[Data listing]
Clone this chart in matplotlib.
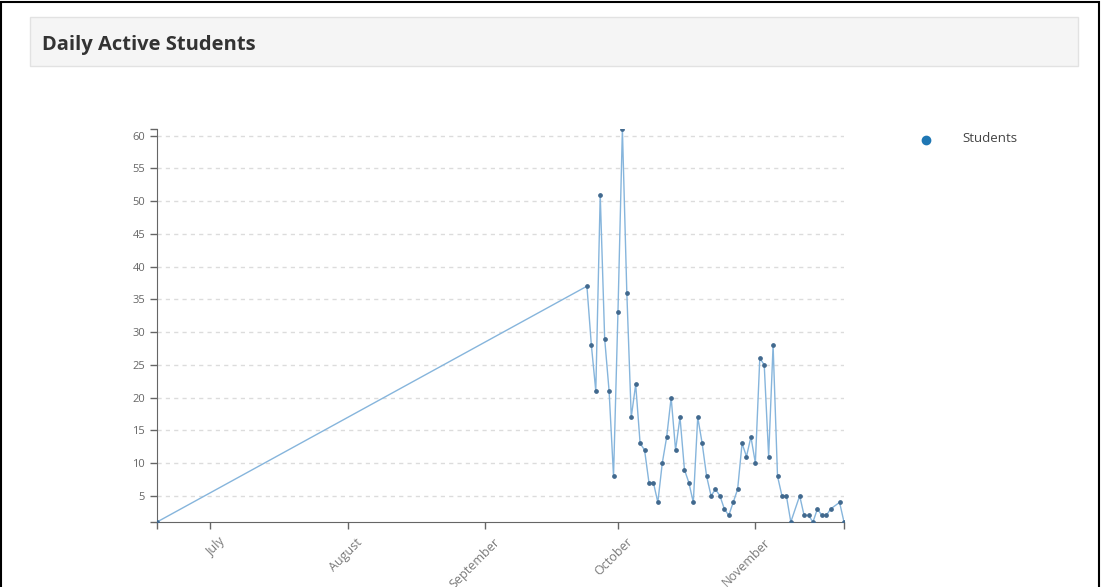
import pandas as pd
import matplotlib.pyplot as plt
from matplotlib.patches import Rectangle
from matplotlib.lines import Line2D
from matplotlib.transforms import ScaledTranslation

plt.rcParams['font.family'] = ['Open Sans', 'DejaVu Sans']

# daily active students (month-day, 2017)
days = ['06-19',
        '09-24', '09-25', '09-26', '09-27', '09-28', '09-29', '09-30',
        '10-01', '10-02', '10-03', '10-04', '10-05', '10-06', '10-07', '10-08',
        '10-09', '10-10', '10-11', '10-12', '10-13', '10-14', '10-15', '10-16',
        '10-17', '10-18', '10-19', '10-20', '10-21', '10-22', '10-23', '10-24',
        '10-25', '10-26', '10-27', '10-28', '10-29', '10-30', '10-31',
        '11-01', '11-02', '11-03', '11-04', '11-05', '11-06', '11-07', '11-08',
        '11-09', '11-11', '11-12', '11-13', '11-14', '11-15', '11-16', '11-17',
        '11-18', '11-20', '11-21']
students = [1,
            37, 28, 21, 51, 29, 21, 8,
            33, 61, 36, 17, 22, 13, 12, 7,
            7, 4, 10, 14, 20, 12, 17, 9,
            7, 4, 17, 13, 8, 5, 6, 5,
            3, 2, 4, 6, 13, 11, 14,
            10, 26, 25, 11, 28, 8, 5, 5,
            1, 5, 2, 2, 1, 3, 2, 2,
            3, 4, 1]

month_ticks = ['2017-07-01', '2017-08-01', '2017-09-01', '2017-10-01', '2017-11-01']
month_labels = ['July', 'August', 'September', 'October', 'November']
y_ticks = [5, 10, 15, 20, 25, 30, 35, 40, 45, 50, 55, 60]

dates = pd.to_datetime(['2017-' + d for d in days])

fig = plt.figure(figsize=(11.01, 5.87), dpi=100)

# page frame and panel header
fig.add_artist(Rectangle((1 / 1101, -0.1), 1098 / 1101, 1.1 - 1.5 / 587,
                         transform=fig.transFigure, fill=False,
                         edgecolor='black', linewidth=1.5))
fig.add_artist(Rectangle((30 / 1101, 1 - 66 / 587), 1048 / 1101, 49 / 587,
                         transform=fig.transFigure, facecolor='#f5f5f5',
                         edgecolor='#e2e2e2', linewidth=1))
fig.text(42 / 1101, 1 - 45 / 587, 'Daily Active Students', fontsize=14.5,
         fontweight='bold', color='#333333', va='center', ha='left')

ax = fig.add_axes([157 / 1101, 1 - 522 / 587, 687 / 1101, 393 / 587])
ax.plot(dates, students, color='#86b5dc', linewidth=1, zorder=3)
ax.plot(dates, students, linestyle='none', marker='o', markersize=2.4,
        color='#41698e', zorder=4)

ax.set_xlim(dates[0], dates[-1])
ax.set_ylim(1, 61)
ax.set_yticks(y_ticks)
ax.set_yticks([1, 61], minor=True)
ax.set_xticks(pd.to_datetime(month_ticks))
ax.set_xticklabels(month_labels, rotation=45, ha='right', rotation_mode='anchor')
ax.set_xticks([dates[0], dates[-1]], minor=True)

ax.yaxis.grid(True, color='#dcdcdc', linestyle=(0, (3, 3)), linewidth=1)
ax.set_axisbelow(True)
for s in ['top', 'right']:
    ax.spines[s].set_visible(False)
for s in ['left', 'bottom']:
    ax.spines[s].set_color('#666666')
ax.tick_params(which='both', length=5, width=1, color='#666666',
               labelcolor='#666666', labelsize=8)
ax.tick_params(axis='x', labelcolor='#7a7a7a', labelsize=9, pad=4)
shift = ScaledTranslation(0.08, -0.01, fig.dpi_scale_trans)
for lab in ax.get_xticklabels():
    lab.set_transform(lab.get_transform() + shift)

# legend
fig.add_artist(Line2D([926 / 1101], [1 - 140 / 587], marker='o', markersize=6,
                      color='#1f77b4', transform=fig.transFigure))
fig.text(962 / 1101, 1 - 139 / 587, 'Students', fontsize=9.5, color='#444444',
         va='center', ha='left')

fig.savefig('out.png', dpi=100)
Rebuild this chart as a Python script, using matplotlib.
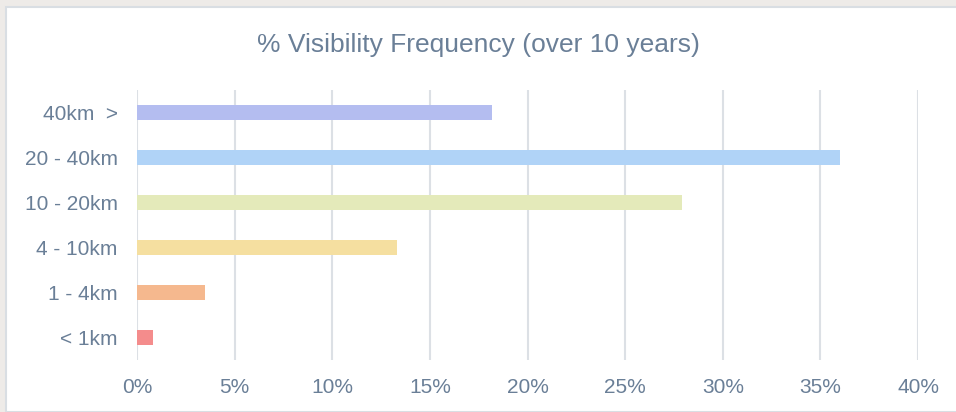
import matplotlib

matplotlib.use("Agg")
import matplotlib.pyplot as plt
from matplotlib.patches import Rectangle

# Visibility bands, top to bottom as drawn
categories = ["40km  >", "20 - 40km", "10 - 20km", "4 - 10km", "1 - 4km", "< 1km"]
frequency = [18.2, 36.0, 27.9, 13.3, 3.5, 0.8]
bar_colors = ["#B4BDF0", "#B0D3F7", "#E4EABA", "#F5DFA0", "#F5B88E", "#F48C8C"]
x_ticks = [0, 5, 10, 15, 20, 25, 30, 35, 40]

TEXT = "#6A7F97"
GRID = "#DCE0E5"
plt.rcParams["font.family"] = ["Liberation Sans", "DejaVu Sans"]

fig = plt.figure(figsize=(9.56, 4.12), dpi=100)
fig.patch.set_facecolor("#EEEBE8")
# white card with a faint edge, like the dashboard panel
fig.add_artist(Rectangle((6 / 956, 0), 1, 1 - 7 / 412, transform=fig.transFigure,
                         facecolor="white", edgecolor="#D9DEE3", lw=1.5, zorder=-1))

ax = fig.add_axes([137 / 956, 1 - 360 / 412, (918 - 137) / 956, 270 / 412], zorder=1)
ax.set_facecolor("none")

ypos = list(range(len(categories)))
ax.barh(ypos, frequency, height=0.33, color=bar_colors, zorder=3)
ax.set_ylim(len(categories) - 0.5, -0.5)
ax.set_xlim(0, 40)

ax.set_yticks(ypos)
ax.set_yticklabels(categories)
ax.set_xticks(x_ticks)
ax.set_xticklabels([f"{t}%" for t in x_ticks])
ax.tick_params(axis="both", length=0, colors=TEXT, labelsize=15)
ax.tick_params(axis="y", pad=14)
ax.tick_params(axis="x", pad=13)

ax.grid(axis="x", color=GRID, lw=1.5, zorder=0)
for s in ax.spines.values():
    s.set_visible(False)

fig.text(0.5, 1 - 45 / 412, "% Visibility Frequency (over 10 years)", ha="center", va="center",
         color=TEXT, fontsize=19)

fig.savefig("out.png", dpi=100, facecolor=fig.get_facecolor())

---

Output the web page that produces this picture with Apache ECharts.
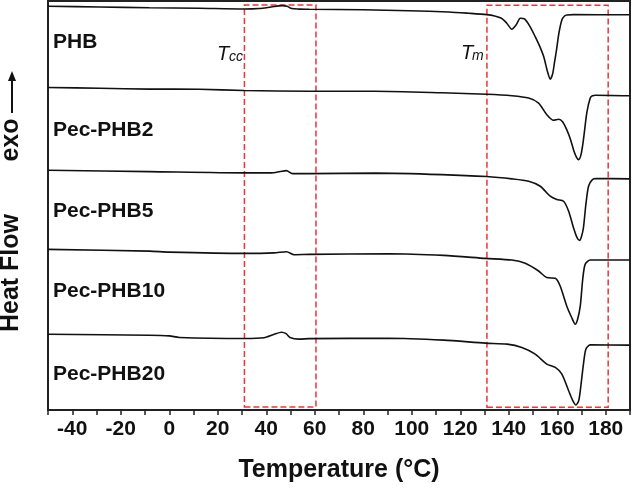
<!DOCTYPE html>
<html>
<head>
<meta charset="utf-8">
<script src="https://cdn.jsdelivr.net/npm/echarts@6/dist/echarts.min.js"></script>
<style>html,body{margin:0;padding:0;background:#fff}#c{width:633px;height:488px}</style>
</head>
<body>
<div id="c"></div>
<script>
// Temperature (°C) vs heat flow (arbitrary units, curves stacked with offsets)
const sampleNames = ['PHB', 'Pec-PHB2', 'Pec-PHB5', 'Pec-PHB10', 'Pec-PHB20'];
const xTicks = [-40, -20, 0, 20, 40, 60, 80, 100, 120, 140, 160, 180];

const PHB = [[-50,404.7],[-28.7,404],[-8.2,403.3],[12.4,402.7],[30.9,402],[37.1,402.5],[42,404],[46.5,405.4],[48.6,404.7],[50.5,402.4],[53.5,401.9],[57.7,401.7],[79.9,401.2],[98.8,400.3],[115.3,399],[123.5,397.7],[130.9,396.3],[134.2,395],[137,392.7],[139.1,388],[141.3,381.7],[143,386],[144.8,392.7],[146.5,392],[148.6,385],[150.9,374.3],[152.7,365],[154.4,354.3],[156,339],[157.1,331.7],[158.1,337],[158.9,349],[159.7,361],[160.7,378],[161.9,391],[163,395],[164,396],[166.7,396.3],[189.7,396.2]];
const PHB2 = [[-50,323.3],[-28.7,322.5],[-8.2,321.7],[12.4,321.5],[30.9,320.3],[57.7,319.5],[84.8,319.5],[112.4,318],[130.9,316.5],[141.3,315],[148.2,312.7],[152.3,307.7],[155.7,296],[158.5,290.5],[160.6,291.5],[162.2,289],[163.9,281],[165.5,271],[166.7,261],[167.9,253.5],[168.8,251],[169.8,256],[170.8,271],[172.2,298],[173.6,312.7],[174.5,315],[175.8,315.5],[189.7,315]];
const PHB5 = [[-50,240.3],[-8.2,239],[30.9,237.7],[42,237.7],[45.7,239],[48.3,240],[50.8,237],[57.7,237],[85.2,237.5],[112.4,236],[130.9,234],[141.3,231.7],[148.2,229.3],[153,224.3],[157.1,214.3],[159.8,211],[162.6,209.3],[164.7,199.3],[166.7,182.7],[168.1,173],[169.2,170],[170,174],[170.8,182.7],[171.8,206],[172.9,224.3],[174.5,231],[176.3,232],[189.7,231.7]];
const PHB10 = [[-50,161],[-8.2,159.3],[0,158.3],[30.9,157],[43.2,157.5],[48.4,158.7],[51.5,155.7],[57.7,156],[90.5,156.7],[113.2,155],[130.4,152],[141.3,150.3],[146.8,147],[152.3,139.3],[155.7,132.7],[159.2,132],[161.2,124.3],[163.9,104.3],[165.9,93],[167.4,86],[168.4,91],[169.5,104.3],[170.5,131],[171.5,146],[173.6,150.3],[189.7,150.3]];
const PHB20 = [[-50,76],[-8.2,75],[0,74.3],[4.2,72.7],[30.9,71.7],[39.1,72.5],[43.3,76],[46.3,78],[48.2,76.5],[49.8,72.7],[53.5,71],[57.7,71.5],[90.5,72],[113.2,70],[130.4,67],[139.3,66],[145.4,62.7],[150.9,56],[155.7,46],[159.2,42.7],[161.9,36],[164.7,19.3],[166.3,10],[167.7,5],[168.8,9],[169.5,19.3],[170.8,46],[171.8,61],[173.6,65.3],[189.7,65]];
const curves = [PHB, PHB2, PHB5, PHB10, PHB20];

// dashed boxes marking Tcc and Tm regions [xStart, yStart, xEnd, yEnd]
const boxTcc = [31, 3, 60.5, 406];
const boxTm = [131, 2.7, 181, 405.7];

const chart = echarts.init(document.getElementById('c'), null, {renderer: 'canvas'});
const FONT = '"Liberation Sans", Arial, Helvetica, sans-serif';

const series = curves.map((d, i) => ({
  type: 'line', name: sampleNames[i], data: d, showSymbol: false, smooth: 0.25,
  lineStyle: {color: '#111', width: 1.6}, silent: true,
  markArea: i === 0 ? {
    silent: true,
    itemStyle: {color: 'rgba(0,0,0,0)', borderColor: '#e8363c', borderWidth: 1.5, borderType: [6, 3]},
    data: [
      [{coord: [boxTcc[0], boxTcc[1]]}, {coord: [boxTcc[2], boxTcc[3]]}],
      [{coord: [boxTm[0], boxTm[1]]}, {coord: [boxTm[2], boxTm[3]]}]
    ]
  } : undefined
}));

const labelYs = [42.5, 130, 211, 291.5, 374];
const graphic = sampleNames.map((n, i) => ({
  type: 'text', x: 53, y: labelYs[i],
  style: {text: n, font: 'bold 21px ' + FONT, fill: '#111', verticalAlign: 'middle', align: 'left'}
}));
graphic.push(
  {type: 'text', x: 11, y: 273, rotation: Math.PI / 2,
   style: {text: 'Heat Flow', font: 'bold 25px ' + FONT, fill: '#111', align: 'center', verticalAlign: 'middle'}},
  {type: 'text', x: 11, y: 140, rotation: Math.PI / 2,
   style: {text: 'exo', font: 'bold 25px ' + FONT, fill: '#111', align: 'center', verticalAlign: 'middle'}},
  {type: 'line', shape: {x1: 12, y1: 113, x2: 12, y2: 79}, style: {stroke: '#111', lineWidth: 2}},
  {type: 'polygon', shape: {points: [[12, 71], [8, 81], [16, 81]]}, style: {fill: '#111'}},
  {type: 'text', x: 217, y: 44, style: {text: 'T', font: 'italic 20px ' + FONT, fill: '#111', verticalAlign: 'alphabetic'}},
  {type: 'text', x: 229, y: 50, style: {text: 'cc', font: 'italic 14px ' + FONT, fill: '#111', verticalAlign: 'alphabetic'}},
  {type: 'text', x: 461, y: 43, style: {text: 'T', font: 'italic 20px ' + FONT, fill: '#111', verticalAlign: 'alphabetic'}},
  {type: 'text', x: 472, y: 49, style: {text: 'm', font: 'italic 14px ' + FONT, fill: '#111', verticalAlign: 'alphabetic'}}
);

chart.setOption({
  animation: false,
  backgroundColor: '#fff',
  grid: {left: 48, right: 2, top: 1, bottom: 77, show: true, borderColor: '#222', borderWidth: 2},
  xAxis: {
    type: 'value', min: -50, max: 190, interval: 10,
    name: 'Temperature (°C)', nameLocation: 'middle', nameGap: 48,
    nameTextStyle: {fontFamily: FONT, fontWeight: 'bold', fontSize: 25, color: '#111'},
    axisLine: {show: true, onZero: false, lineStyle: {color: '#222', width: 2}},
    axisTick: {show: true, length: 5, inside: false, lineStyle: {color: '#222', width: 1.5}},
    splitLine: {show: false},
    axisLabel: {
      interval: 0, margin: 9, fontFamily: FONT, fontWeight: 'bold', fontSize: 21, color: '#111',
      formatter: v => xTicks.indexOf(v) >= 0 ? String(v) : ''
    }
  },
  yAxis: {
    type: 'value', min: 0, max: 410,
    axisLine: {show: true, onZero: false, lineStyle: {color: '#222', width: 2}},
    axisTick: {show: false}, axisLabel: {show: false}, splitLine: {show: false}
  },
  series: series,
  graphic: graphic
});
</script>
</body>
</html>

[TASK]
In the records above, find the line with "Rebuild this chart" and the line with "s.set_visible(False)", then restate word for word only those two lines and all lines between, omitting pictures.

[REPLY TO THE EXERCISE]
Rebuild this chart as a Python script, using matplotlib.
import matplotlib

matplotlib.use("Agg")
import matplotlib.pyplot as plt
from matplotlib.patches import Rectangle

# Visibility bands, top to bottom as drawn
categories = ["40km  >", "20 - 40km", "10 - 20km", "4 - 10km", "1 - 4km", "< 1km"]
frequency = [18.2, 36.0, 27.9, 13.3, 3.5, 0.8]
bar_colors = ["#B4BDF0", "#B0D3F7", "#E4EABA", "#F5DFA0", "#F5B88E", "#F48C8C"]
x_ticks = [0, 5, 10, 15, 20, 25, 30, 35, 40]

TEXT = "#6A7F97"
GRID = "#DCE0E5"
plt.rcParams["font.family"] = ["Liberation Sans", "DejaVu Sans"]

fig = plt.figure(figsize=(9.56, 4.12), dpi=100)
fig.patch.set_facecolor("#EEEBE8")
# white card with a faint edge, like the dashboard panel
fig.add_artist(Rectangle((6 / 956, 0), 1, 1 - 7 / 412, transform=fig.transFigure,
                         facecolor="white", edgecolor="#D9DEE3", lw=1.5, zorder=-1))

ax = fig.add_axes([137 / 956, 1 - 360 / 412, (918 - 137) / 956, 270 / 412], zorder=1)
ax.set_facecolor("none")

ypos = list(range(len(categories)))
ax.barh(ypos, frequency, height=0.33, color=bar_colors, zorder=3)
ax.set_ylim(len(categories) - 0.5, -0.5)
ax.set_xlim(0, 40)

ax.set_yticks(ypos)
ax.set_yticklabels(categories)
ax.set_xticks(x_ticks)
ax.set_xticklabels([f"{t}%" for t in x_ticks])
ax.tick_params(axis="both", length=0, colors=TEXT, labelsize=15)
ax.tick_params(axis="y", pad=14)
ax.tick_params(axis="x", pad=13)

ax.grid(axis="x", color=GRID, lw=1.5, zorder=0)
for s in ax.spines.values():
    s.set_visible(False)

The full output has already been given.